On PC, Risen looks decent. The console port, handled by an outsourced team, is visually reminiscent of the Elder Scrolls: Morrowind. It looks incredibly dated with muddy textures, an inconsistent frame rate, repetitive character models and a feeble draw distance considering the size of the world. It makes exploring the place, which is pretty vast, quite uninteresting.
The menus and their navigation with a pad also look and feel cumbersome. You’ll be switching from analogue sticks to face buttons to bumpers just to cycle through inventory and equip items. It’s impossible to do on the fly, always requiring that you stop and fiddle for a number of seconds. The items in your inventory also appear tiny on a 720p display, making it almost impossible to read the numbers of items you’re actually holding.
Although it’s technically not broken, I even have to be hard on the combat system itself. I chose to play with sword and shield and, unless you actually unlock more elaborate combos later in the game, enemy engagement does not change. You’ve a three strike combo, a parry and a dodge button. You automatically lock onto your target, making it near impossible to miss. If you do, you simply dodge their attack and repeat the process.
It’s not as if the Xbox 360 is starved of open world role playing games and the ones released thus far have received mighty praise. They are, no doubt, much larger budgeted productions but the real question is how much do you, personally, need Risen? It’s familiar, perhaps overly so. There’s a vast world to explore, people to help, dungeons to raid, skills to learn. For all the minor flourishes there’s another fetch quest to complete.

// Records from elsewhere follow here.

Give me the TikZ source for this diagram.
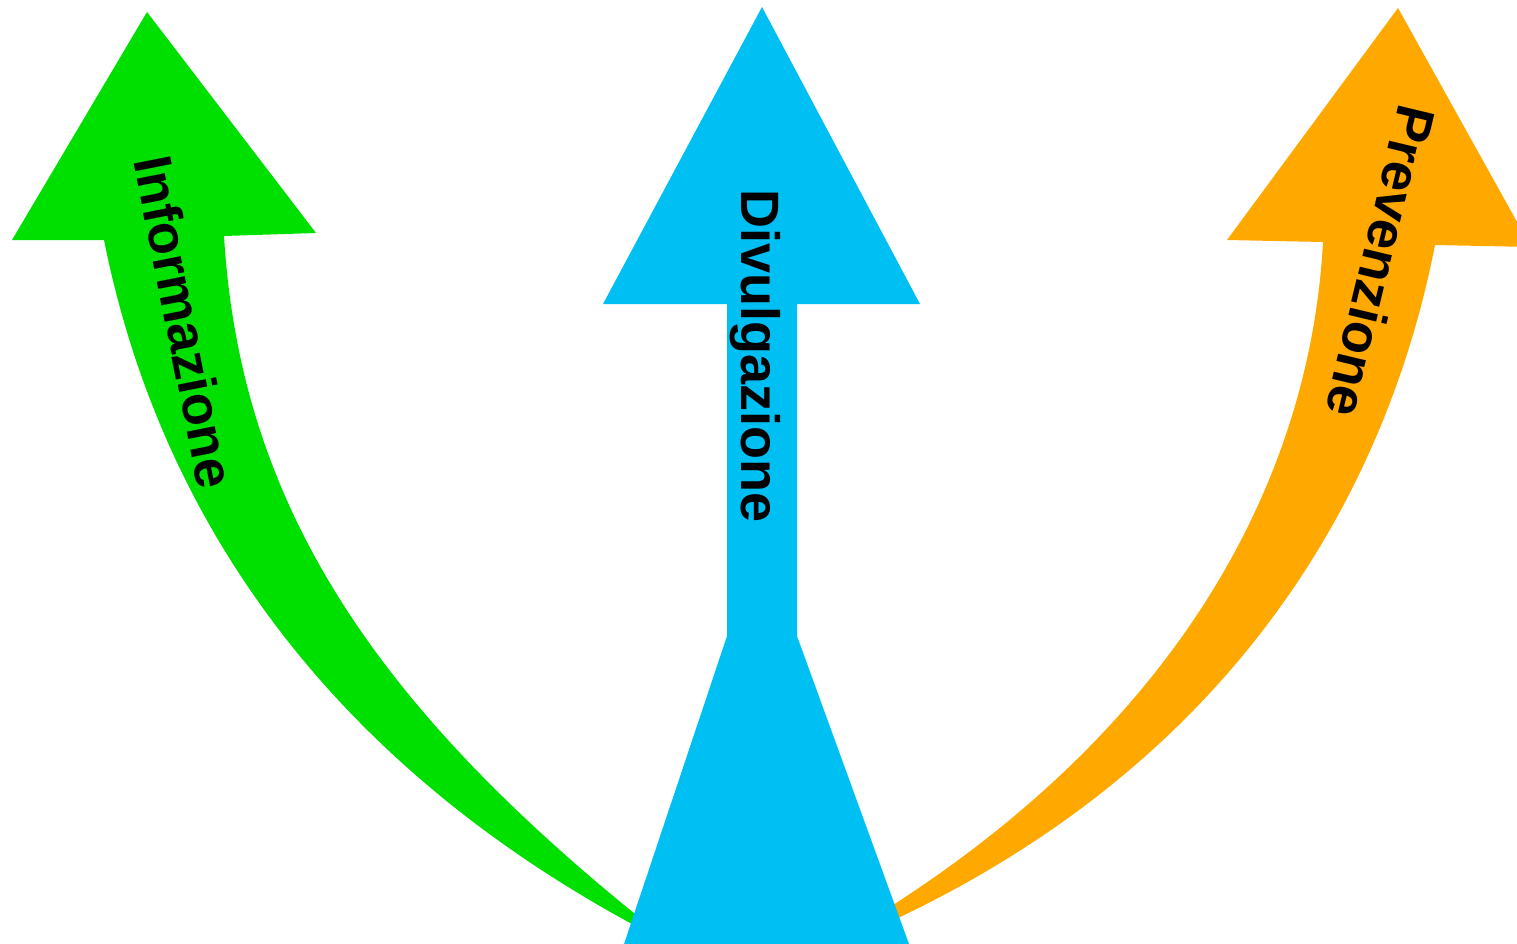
\documentclass[tikz,border=0pt]{standalone}
\usepackage{fontspec}
\setmainfont{Liberation Sans}
\definecolor{cgreen}{RGB}{0,224,0}
\definecolor{cblue}{RGB}{0,191,243}
\definecolor{corange}{RGB}{255,168,0}
\begin{document}
\begin{tikzpicture}[x=1pt,y=-1pt,
  lbl/.style={inner sep=0pt,font=\fontsize{54}{60}\selectfont\bfseries}]
\useasboundingbox (0,0) rectangle (1517,944);
\clip (0,0) rectangle (1517,944);
% green arrow
\fill[cgreen] (104,240) -- (12,240) -- (147,12) -- (316,233) -- (224,236)
  .. controls (240,500) and (370,700) .. (640,918) -- (632,924)
  .. controls (330,760) and (160,520) .. (104,240) -- cycle;
% orange arrow
\fill[corange] (1323,242) -- (1227,240) -- (1398,8) -- (1531,247) -- (1435,245)
  .. controls (1385,500) and (1230,760) .. (898,918) -- (893,905)
  .. controls (1180,720) and (1310,480) .. (1323,242) -- cycle;
% blue arrow
\fill[cblue] (727,304) -- (603,304) -- (762,7) -- (920,304) -- (797,304)
  -- (797,636) -- (909,944) -- (624,944) -- (727,636) -- cycle;
\node[lbl,rotate=-78.8] (info) at (185,322) {Informazione};
\node[lbl,rotate=-90] (divu) at (755,356) {Divulgazione};
\node[lbl,rotate=-103.5] (prev) at (1381,262) {Prevenzione};
\end{tikzpicture}
\end{document}
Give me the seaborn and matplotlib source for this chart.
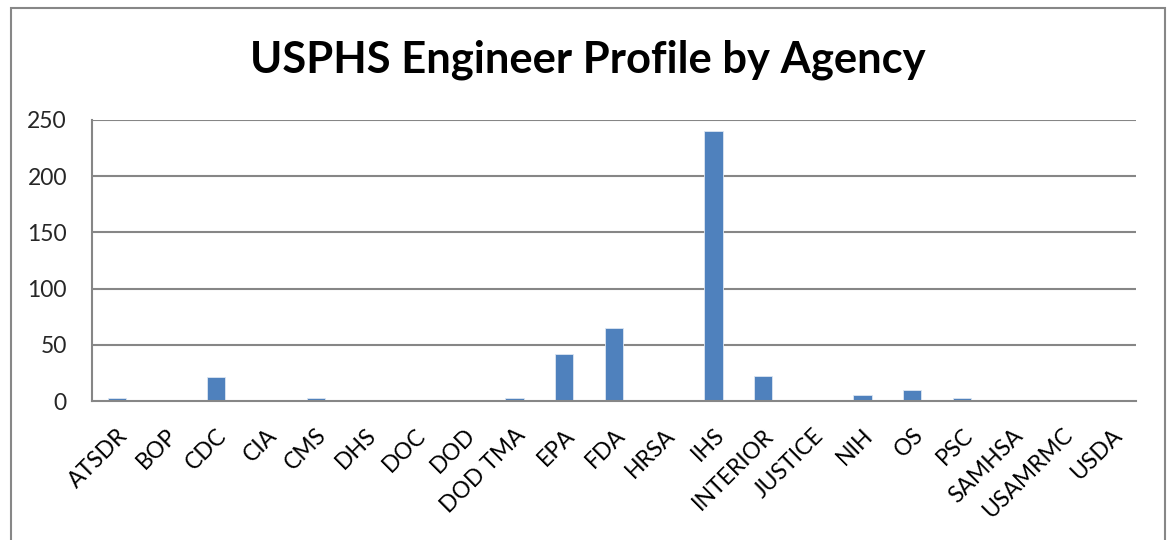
import matplotlib
matplotlib.use("Agg")
import matplotlib.pyplot as plt
import seaborn as sns
import pandas as pd
from matplotlib.patches import Rectangle

agencies = ["ATSDR", "BOP", "CDC", "CIA", "CMS", "DHS", "DOC", "DOD", "DOD TMA",
            "EPA", "FDA", "HRSA", "IHS", "INTERIOR", "JUSTICE", "NIH", "OS", "PSC",
            "SAMHSA", "USAMRMC", "USDA"]
engineers = [3, 1, 21, 0, 3, 1, 0, 0, 3, 42, 65, 1, 240, 22, 0, 5, 10, 3, 1, 1, 0]
y_ticks = [0, 50, 100, 150, 200, 250]
title = "USPHS Engineer Profile by Agency"

sns.set_theme(style="white")
plt.rcParams["font.family"] = ["Lato", "DejaVu Sans"]

df = pd.DataFrame({"agency": agencies, "count": engineers})

fig = plt.figure(figsize=(11.7, 5.4), dpi=100)
W, H = 1170, 540
ax = fig.add_axes([92 / W, 1 - 401 / H, (1136 - 92) / W, (401 - 120) / H])

sns.barplot(data=df, x="agency", y="count", color="#4F81BD", saturation=1,
            width=0.37, ax=ax, edgecolor="#DCE6F2", linewidth=0.6)

grid_c = "#868686"
ax.set_ylim(0, 250)
ax.set_xlim(-0.5, len(agencies) - 0.5)
ax.set_yticks(y_ticks)
ax.set_yticklabels([str(v) for v in y_ticks])
for v in y_ticks[1:]:
    ax.axhline(v, color=grid_c, lw=1.5, zorder=0)

ax.set_xticks(range(len(agencies)))
ax.set_xticklabels(agencies, rotation=45, ha="right", rotation_mode="anchor")
ax.set_xticks([i - 0.5 for i in range(len(agencies) + 1)], minor=True)
ax.tick_params(axis="x", which="major", length=0, pad=17, labelsize=16.5, colors="black")
ax.tick_params(axis="x", which="minor", length=7, width=1.5, color=grid_c, direction="out")
ax.tick_params(axis="y", which="major", length=7, width=1.5, color=grid_c, direction="out",
               labelsize=16.5, pad=11)
ax.set_xlabel("")
ax.set_ylabel("")

for s in ["top", "right"]:
    ax.spines[s].set_visible(False)
for s in ["left", "bottom"]:
    ax.spines[s].set_visible(True)
    ax.spines[s].set_color(grid_c)
    ax.spines[s].set_linewidth(1.5)

fig.text(588 / W, 1 - 60 / H, title, ha="center", va="center",
         fontsize=31.3, fontweight="bold", color="black")

fig.patches.append(Rectangle((11 / W, -0.02), (1165 - 11) / W, 1 - 8 / H + 0.02,
                             transform=fig.transFigure, fill=False,
                             edgecolor="#878787", lw=1.5))

fig.savefig("out.png", dpi=100)
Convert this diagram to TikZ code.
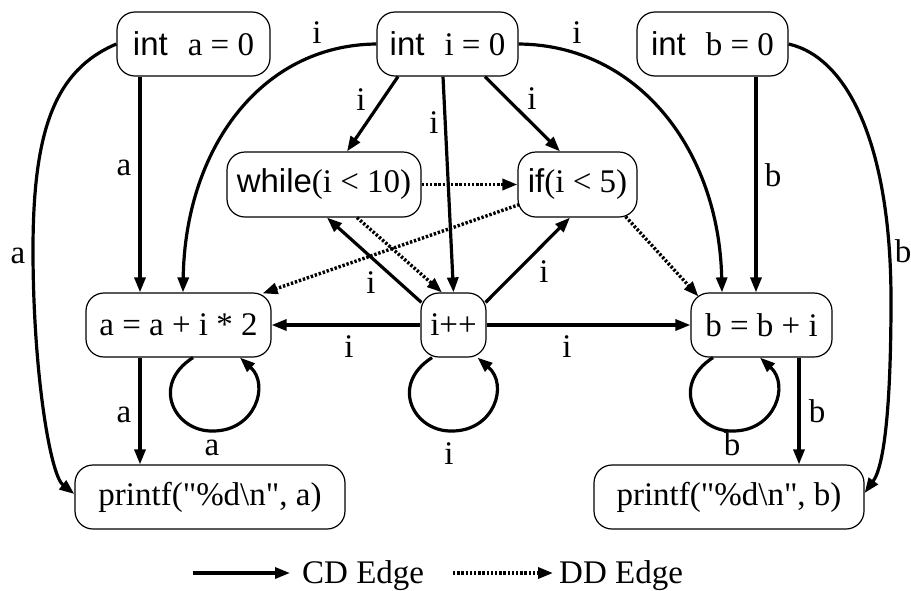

In terms of content, Risen is nothing to scoff at. There are a good few hundred quests available, a whole bunch of items to either find or forge and, on occasion, you’ll come up against a genuine moral dilemma. It may not be pretty and may not feel at home on the console but if you honestly haven’t had enough of the genre you’ll perhaps be able to overlook the foibles and enjoy what Risen has to offer. Even if it does feel stretched.